Erano anni difficili. Certi magistrati o certi avvocati, specularmente uguali, lavoravano in pool con certi giornalisti e certe notizie uscivano in un certo modo, spesso a orologeria, a seguire una certa regia che poi magari veniva smontata in cassazione o in assise.
Non tutta la giustizia italiana era questo ma il circo della giustizia-spettacolo è stato una bruttissima significativa pagina italiana. Occorre considerare peraltro che non esiste Paese e sistema giudiziario che non corra o questi rischi, dove appunto certa magistratura inquirente - meno, bisogna dire, quella giudicante - e certa avvocatura non concentrino tutto il loro operato sulla morbosa ricerca delle luci della ribalta, aiutati da qualche media e da qualche fetta di pubblico interessati più al voyeurismo che alla trasparenza. "La giustizia-spettacolo - scriveva appunto Indro Montanelli il 17 febbraio del 1995 - oltre a farmi orrore, non mi ha mai rivelato alcunchè. E quando credevo che mi rivelasse qualcosa, poi mi accorgevo che si trattava di un inganno."
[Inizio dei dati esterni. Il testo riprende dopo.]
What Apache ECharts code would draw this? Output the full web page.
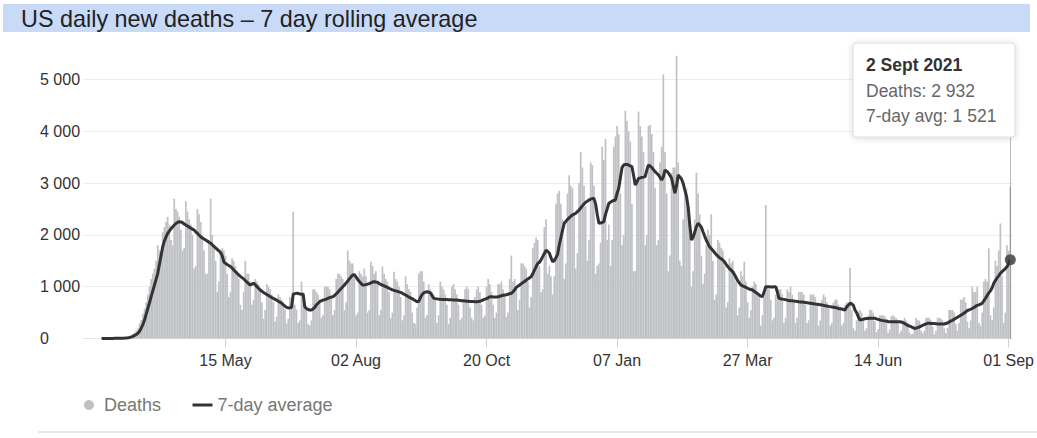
<!DOCTYPE html>
<html><head><meta charset="utf-8">
<script src="https://cdn.jsdelivr.net/npm/echarts@6/dist/echarts.min.js"></script>
<style>html,body{margin:0;padding:0;background:#fff;}#chart{width:1037px;height:438px;}</style>
</head><body><div id="chart"></div>
<script>
// ---- data ----
const startDate = '2020-03-01';
const deaths = [
1,1,1,2,3,2,2, 3,4,5,5,7,8,12, 10,18,25,40,55,80,110,
150,200,290,360,480,580,700, 850,1000,1150,1250,1350,1500,1800,
1700,1650,2050,2150,2250,2350,2200, 1900,1800,2700,2500,2450,2350,2100,
1700,1750,2650,2450,2300,2200,2000, 1350,1400,2500,2400,2250,2000,1700,
1250,1250,1900,2700,2000,1800,1500, 900,1100,1700,1750,1700,1600,1250,
800,900,1550,1500,1400,1300,1150, 650,550,900,1500,1250,1250,1100,
650,750,1150,1100,1050,950,700, 380,550,1050,1000,950,850,700,
330,420,850,800,750,700,560, 290,380,800,780,2450,650,560,
300,350,1100,750,650,600,280, 250,350,950,950,900,850,750,
400,450,1000,1000,1000,950,800, 450,550,1150,1250,1250,1200,1150,
550,700,1700,1500,1450,1450,1250, 450,500,1300,1250,1200,1350,1200,
500,550,1480,1400,1250,1300,1100, 450,550,1390,1250,1150,1100,900,
400,500,1290,1150,1100,1000,800, 350,450,1200,1050,950,900,500,
300,280,600,1250,1300,1300,1100, 400,450,1050,950,900,850,750,
300,450,1100,1000,950,850,650, 280,400,1000,1050,950,850,650,
350,400,750,950,1000,950,600, 400,350,800,950,1000,900,650,
400,450,1000,1150,1050,900,650, 400,500,1050,1050,1100,950,830,
420,500,1150,1600,1100,1150,1000, 550,750,1450,1450,1400,1350,1100,
600,800,1750,1850,1950,1900,1400, 900,950,2150,2300,1250,1400,1200,
850,1200,2600,2800,2850,2600,2300, 1150,1450,2800,3150,2950,2900,2400,
1350,1650,3000,3600,3300,2950,2550, 1500,1900,3400,3350,2950,1250,1400,
1450,1850,3700,3450,3850,1900,2200, 1400,1900,3700,3900,4100,3950,2800,
1800,2000,4400,4200,4000,3800,2600, 1300,1300,3000,4380,4100,3900,3600,
1800,2000,4100,4120,3950,3600,2900, 1800,1900,3400,3700,5100,3600,2800,
1300,1600,3200,3300,3300,5460,3400, 1500,1400,2300,2900,2900,2640,2000,
1000,1300,2300,3200,2800,2400,1600, 1050,1250,1800,2100,2000,2400,1500,
750,850,1900,1850,1750,1700,1400, 600,700,1550,1450,1500,1300,1100,
450,600,1300,1200,1480,1100,700, 400,550,1000,1100,1050,900,850,
250,450,800,2577,1000,950,750, 350,400,850,1000,950,950,850,
300,400,950,900,1000,850,700, 300,400,900,900,900,850,650,
300,350,850,850,850,800,650, 250,350,750,850,800,700,640,
250,300,700,750,750,650,620, 250,300,650,700,650,1360,550,
200,150,350,500,550,500,400, 150,200,450,550,550,500,330,
120,180,450,450,450,430,300, 110,170,430,450,420,390,300,
100,150,350,400,350,300,120, 80,90,250,400,350,350,150,
100,150,400,400,400,350,230, 80,150,400,400,380,350,200,
100,200,550,550,550,500,280, 150,300,750,750,800,700,330,
200,350,1000,900,900,1000,300, 250,500,1100,1150,1100,1740,450,
350,600,1500,1400,1700,2220,1200, 300,500,1800,1695,2932
];
const avg7 = [
1,1,1,1,2,2,2, 2,3,3,4,4,5,6, 8,11,15,21,30,42,60,
78,100,140,200,270,357,470, 580,690,807,920,1030,1140,1258,
1430,1600,1772,1880,1960,2030,2075, 2120,2155,2191,2220,2240,2255,2250,
2235,2210,2190,2170,2150,2130,2112, 2094,2060,2030,1995,1965,1940,1920,
1900,1880,1860,1840,1810,1780,1750, 1720,1690,1660,1600,1480,1452,1430,
1410,1390,1360,1322,1290,1260,1230, 1200,1175,1150,1120,1090,1060,1033,
1050,1066,1040,1000,970,936,913, 890,870,850,830,810,790,776,
755,740,720,700,680,650,625, 600,590,595,600,860,865,875,
870,860,855,860,614,580,560, 550,550,570,600,650,680,710,
725,740,750,760,775,790,800, 807,830,860,895,930,965,1000,
1035,1070,1110,1150,1190,1226,1230, 1190,1140,1100,1065,1033,1035,1040,
1050,1060,1075,1090,1097,1090,1085, 1060,1045,1030,1015,1000,985,970,
955,940,930,920,910,900,890, 873,855,840,820,800,785,770,
750,730,710,720,790,850,880, 895,903,895,880,830,780,770,
765,760,757,755,752,751,752, 750,748,746,745,743,742,740,
735,730,728,725,720,718,715, 713,712,710,710,712,720,730,
745,760,770,785,807,805,800, 800,803,807,815,825,835,840,
845,855,865,873,900,940,985, 1010,1033,1055,1080,1100,1125,1150,
1170,1193,1250,1320,1385,1452,1470, 1520,1580,1640,1708,1680,1650,1560,
1483,1500,1560,1625,1800,1950,2090, 2224,2260,2300,2330,2360,2385,2400,
2417,2450,2480,2520,2560,2600,2630, 2650,2674,2690,2700,2706,2600,2400,
2224,2230,2240,2256,2400,2500,2610, 2630,2650,2665,2674,2800,2900,3100,
3300,3349,3360,3360,3345,3330,3317, 3150,2963,3020,3093,3100,3110,3115,
3125,3250,3349,3330,3300,3260,3221, 3190,3160,3110,3060,3120,3253,3230,
3200,3150,3093,2950,2803,2950,3157, 3120,3080,2996,2870,2750,2545,2200,
1901,1950,2050,2160,2224,2190,2150, 2062,1980,1900,1830,1772,1735,1700,
1660,1620,1590,1560,1540,1515,1480, 1430,1390,1350,1320,1290,1235,1180,
1120,1070,1033,1015,1000,985,970, 955,945,936,910,890,865,840,
820,807,900,1000,1000,1000,995, 995,998,1000,900,776,768,760,
755,750,740,735,730,728,725, 720,715,710,706,703,700,697,
690,685,680,675,670,665,662, 658,653,647,640,633,627,620,
615,610,605,600,590,580,575, 570,560,550,610,645,680,670,
640,550,500,420,357,365,372, 380,385,388,390,390,390,390,
380,370,360,350,345,340,338, 325,325,325,325,325,325,325,
325,318,305,290,270,250,240, 228,210,195,200,210,225,240,
255,270,282,293,293,291,290, 288,285,282,280,280,280,280,
290,300,320,340,350,370,390, 410,430,450,470,490,510,540,
550,565,580,600,620,640,650, 665,680,730,776,830,880,920,
980,1066,1120,1170,1210,1258,1290, 1320,1350,1386,1440,1521
];
const tickDates = ['2020-05-15','2020-08-02','2020-10-20','2021-01-07','2021-03-27','2021-06-14','2021-09-01'];
const tickLabels = ['15 May','02 Aug','20 Oct','07 Jan','27 Mar','14 Jun','01 Sep'];
const tipMonths = ['Jan','Feb','Mar','Apr','May','June','July','Aug','Sept','Oct','Nov','Dec'];

// ---- build (x = day number counted from startDate) ----
const DAY = 86400000;
const t0 = Date.parse(startDate);
const deathData = deaths.map((v, i) => [i, v]);
const avgData = avg7.map((v, i) => [i, v]);
const last = deaths.length - 1;
const tickDays = tickDates.map(d => Math.round((Date.parse(d) - t0) / DAY));
const fmt = v => String(Math.round(v)).replace(/\B(?=(\d{3})+(?!\d))/g, ' ');
const lastD = new Date(t0 + last * DAY);
const tipTitle = lastD.getUTCDate() + ' ' + tipMonths[lastD.getUTCMonth()] + ' ' + lastD.getUTCFullYear();
const FF = '"Liberation Sans", Arial, sans-serif';

const chart = echarts.init(document.getElementById('chart'), null, {renderer: 'svg'});
chart.setOption({
  animation: false,
  backgroundColor: '#fff',
  textStyle: {fontFamily: FF},
  grid: {left: 83, right: 23, top: 53.6, bottom: 99.5},
  legend: {
    left: 79, top: 391, itemWidth: 20, itemHeight: 10, itemGap: 30,
    selectedMode: false,
    textStyle: {fontSize: 18, color: '#777', fontFamily: FF},
    data: [
      {name: 'Deaths', icon: 'circle', itemStyle: {color: '#bfc1c5'}},
      {name: '7-day average', itemStyle: {opacity: 0}, lineStyle: {color: '#333', width: 3}}
    ]
  },
  xAxis: {
    type: 'value',
    min: -11.24,
    max: 551.4,
    axisLine: {show: true, lineStyle: {color: '#e6e6e6'}},
    axisTick: {show: true, customValues: tickDays, length: 9, lineStyle: {color: '#d0d0d0'}},
    axisLabel: {
      customValues: tickDays, margin: 14, fontSize: 16, color: '#333', fontFamily: FF,
      formatter: v => { const j = tickDays.indexOf(Math.round(v)); return j >= 0 ? tickLabels[j] : ''; }
    },
    splitLine: {show: false}
  },
  yAxis: {
    type: 'value', min: 0, max: 5500, interval: 1000,
    axisLine: {show: false}, axisTick: {show: false},
    axisLabel: {align: 'left', margin: 43, fontSize: 16, color: '#333', fontFamily: FF, showMaxLabel: false, formatter: fmt},
    splitLine: {show: true, showMaxLine: false, lineStyle: {color: '#ececec'}}
  },
  series: [
    {
      name: 'Deaths', type: 'bar', data: deathData, barWidth: 1.7,
      itemStyle: {color: '#bfc1c5'}, silent: true, z: 1
    },
    {
      name: '7-day average', type: 'line', data: avgData, symbol: 'none', showSymbol: false,
      lineStyle: {color: '#333', width: 3}, itemStyle: {color: '#333'}, silent: true, z: 3,
      markLine: {
        silent: true, symbol: ['none', 'none'], label: {show: false},
        lineStyle: {type: 'dotted', color: '#777', width: 1},
        data: [{xAxis: last}]
      }
    },
    {
      name: 'last', type: 'scatter', data: [[last, avg7[last]]], symbolSize: 11,
      itemStyle: {color: '#333'}, silent: true, z: 4
    }
  ],
  graphic: [
    {type: 'rect', x: 3, y: 4, z: 100, shape: {width: 1027, height: 28}, style: {fill: '#c9daf8'}},
    {type: 'text', x: 21, y: 19, z: 101, style: {text: 'US daily new deaths \u2013 7 day rolling average', fontSize: 23.4, fontFamily: FF, fill: '#222', verticalAlign: 'middle', align: 'left'}},
    {type: 'rect', x: 853, y: 43, z: 100, shape: {width: 162, height: 94, r: 3},
      style: {fill: '#fff', stroke: '#dcdcdc', lineWidth: 1, shadowBlur: 6, shadowColor: 'rgba(0,0,0,0.15)', shadowOffsetY: 1}},
    {type: 'text', x: 866, y: 65, z: 101, style: {text: tipTitle, fontSize: 17.5, fontWeight: 'bold', fontFamily: FF, fill: '#333', verticalAlign: 'middle'}},
    {type: 'text', x: 866, y: 91, z: 101, style: {text: 'Deaths: ' + fmt(deaths[last]), fontSize: 17.5, fontFamily: FF, fill: '#666', verticalAlign: 'middle'}},
    {type: 'text', x: 866, y: 116, z: 101, style: {text: '7-day avg: ' + fmt(avg7[last]), fontSize: 17.5, fontFamily: FF, fill: '#666', verticalAlign: 'middle'}},
    {type: 'line', z: 100, shape: {x1: 38, y1: 432, x2: 1037, y2: 432}, style: {stroke: '#e8e8e8', lineWidth: 2}}
  ]
});
</script>
</body></html>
Bene dunque - sopratutto per chi preferirebbe come il sottoscritto che i processi si raccontassero nelle aule e non nei corridoi o nei bar dei tribunali - che il Tribunale abbia la possibilità di avere e dare voce al suo operato, anche a tutela del segreto istruttorio che troppo spesso, in qualsiasi Paese viene interpretato per gli amici e applicato per i nemici.
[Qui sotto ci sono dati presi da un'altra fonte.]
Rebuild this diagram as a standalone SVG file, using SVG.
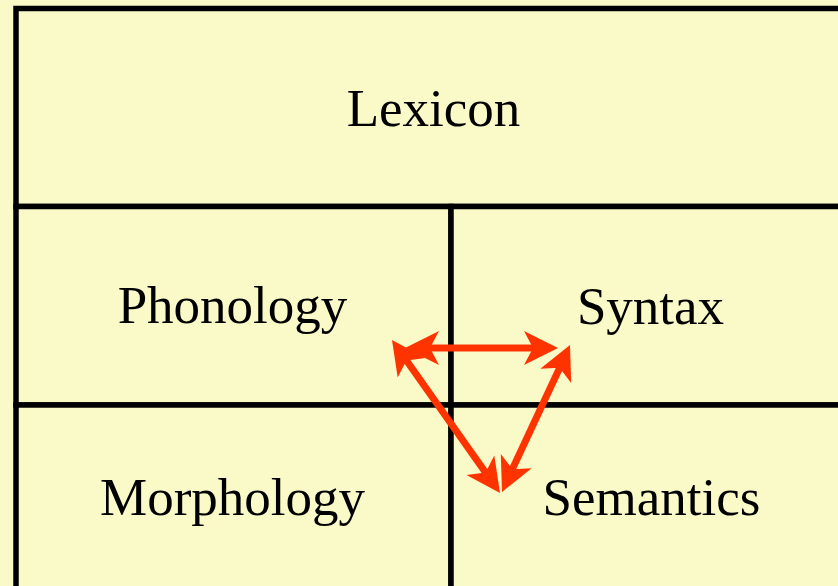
<svg xmlns="http://www.w3.org/2000/svg" width="838" height="586" viewBox="0 0 838 586">
<style>
.cell{fill:#FAFAC8;stroke:#000;stroke-width:5.5}
.lbl{font-family:"Liberation Serif","Times New Roman",serif;font-size:53px;fill:#000;text-anchor:middle}
.arr{stroke:#FF3300;stroke-width:7;fill:none}
.hd{fill:#FF3300;stroke:none}
</style>
<rect x="0" y="0" width="838" height="586" fill="#FAFAC8"/>
<g id="lexicon">
<rect class="cell" x="16" y="8.5" width="830" height="198"/>
<text class="lbl" x="433.5" y="126">Lexicon</text>
</g>
<g id="phonology">
<rect class="cell" x="16" y="206.5" width="435" height="198.5"/>
<text class="lbl" x="232.5" y="323">Phonology</text>
</g>
<g id="syntax">
<rect class="cell" x="451" y="206.5" width="395" height="198.5"/>
<text class="lbl" x="650.5" y="324">Syntax</text>
</g>
<g id="morphology">
<rect class="cell" x="16" y="405" width="435" height="190"/>
<text class="lbl" x="232.5" y="515">Morphology</text>
</g>
<g id="semantics">
<rect class="cell" x="451" y="405" width="395" height="190"/>
<text class="lbl" x="651.5" y="515">Semantics</text>
</g>
<g id="connectors">
<line class="arr" x1="428" y1="348" x2="535" y2="348"/>
<polygon class="hd" points="405,348 439,331 430,348 439,365"/>
<polygon class="hd" points="558,348 524,331 533,348 524,365"/>
<line class="arr" x1="404" y1="357" x2="488" y2="476"/>
<polygon class="hd" points="392,340 397.7,377.6 406.4,360.4 425.5,358"/>
<polygon class="hd" points="500,493 466.5,475 485.6,472.6 494.3,455.4"/>
<line class="arr" x1="561" y1="365" x2="511" y2="472"/>
<polygon class="hd" points="570,345 540.3,368.7 559.5,367.7 571.2,383"/>
<polygon class="hd" points="502,492 500.8,454 512.5,469.3 531.7,468.3"/>
</g>
</svg>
La Giustizia è o dovrebbe essere uguale per tutti, simpatici o antipatici, uomini di potere o meno, geni o cialtroni, invidiosi o invidiati che siano. Il provvedimento sollecitato ieri dal Tribunale e accolto dalla Commissione Giustizia fa ben sperare. La giustizia e la scuola sono le chiavi del presente e del futuro di qualsiasi organizzazione sociale. Se funzionano loro, il Paese bene o male va avanti perchè il resto seguirà necessariamente.